The powers and duties of an official liquidator are set out in section 231 of the Companies Act 1963. The powers set out in subsection (1) can be exercised by the official liquidator with the sanction of the court or of the Committee of Inspection.

Those contained in subsection (2) can be exercised by the official liquidator without such consent but he may decide, for his own protection, apply to the court for approval for the exercise of those powers in any particular case.

Subsection (3) provides that the exercise by the official liquidator in a winding up by the court of the powers conferred by this section shall be subject to the control of the court and any creditor or contributory may apply to the court in relation to any exercise or proposed exercise of any of these powers.

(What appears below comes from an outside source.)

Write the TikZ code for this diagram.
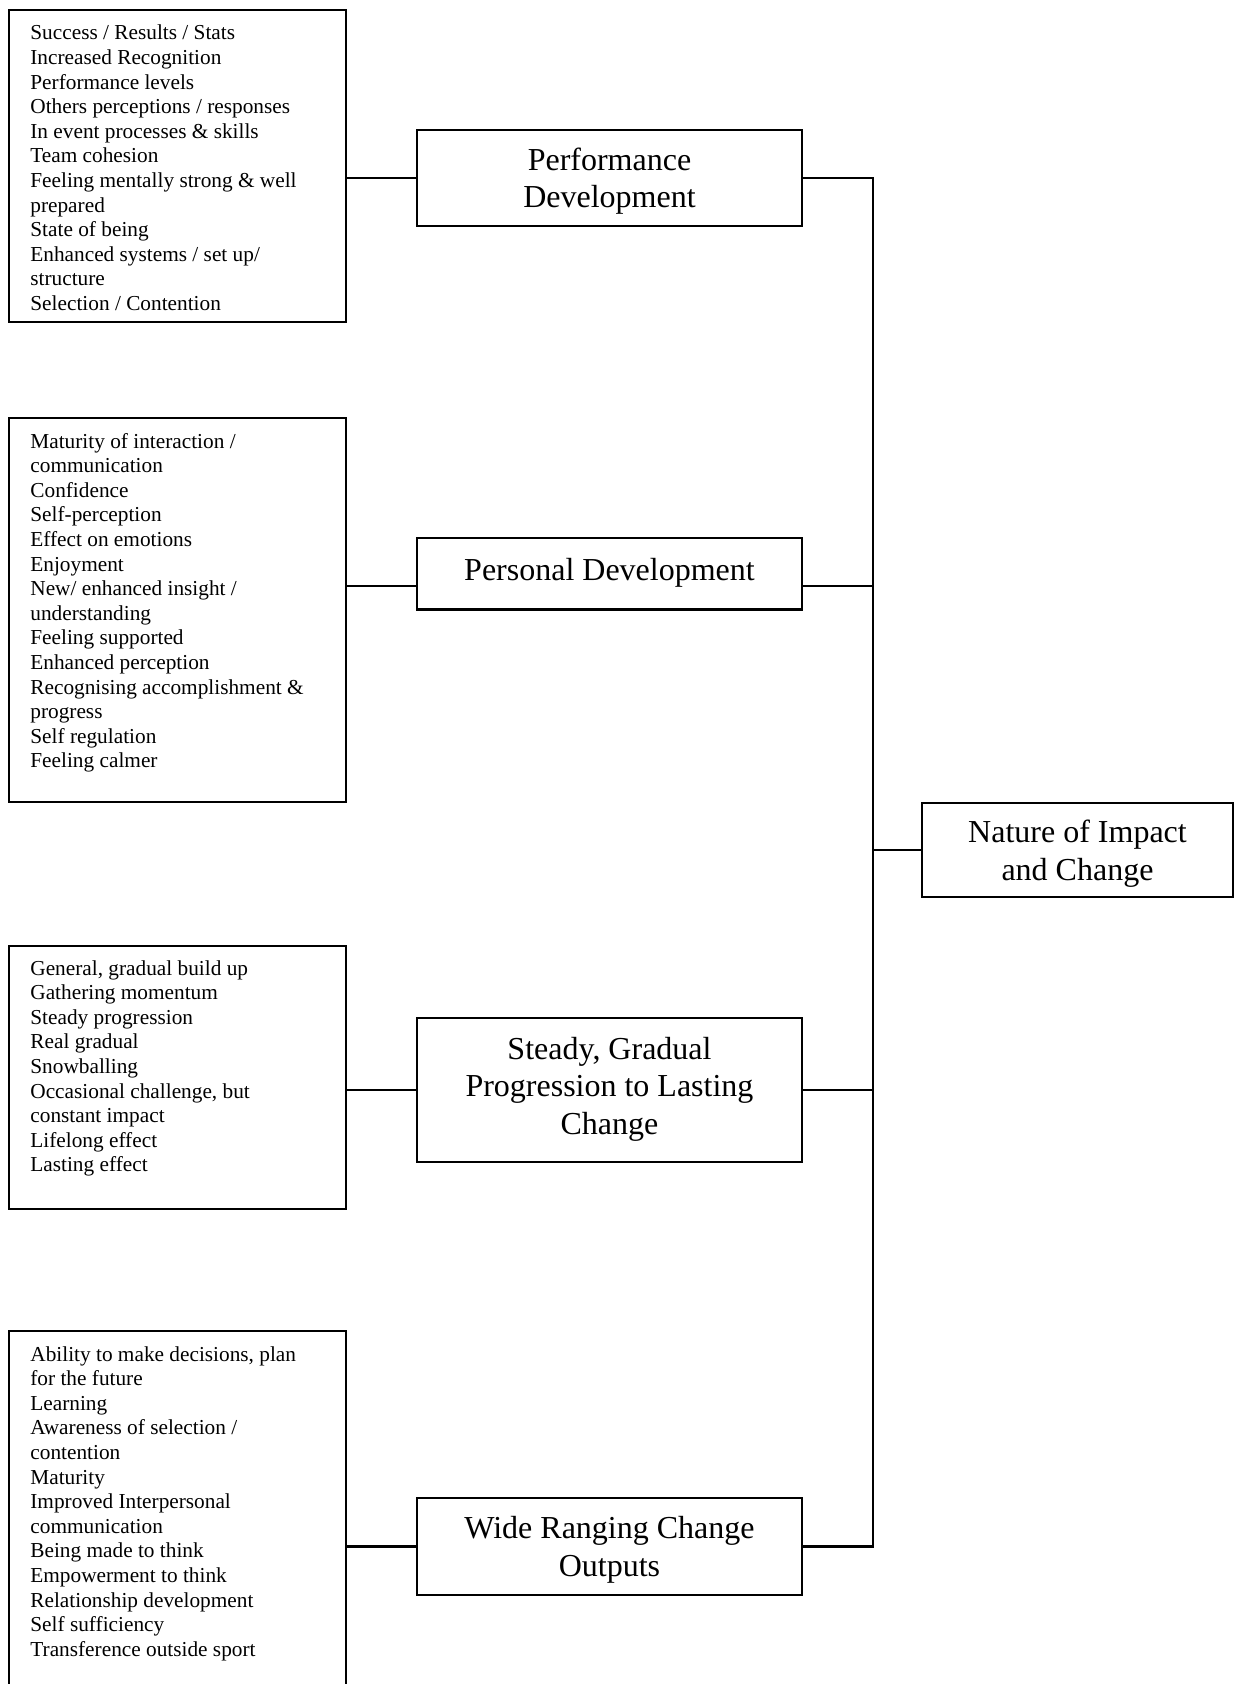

Pursuant to subsection (4), the court may provide by any order that the official liquidator may, where there is no committee of inspection, exercise some of the powers mentioned in subsection (1) without the sanction or intervention of the court. In most cases where there are any assets at all there will be a number of applications by the official liquidator to the court for approval of the exercise of powers or directions as to how others should be exercised.

Interim applications for payments in respect of the official liquidators remuneration and his legal costs and for liberty to make distributions to creditors are frequently made during the course of a liquidation.

Restriction of directors - section 150 Companies Act 1990

This section effectively provides that where a company  is insolvent, the persons who have been directors of the company within twelve months next preceding the commencement of the liquidation are to be restricted from acting as directors or officers of a company for a period of five years unless the court is satisfied that they acted honestly and responsibly.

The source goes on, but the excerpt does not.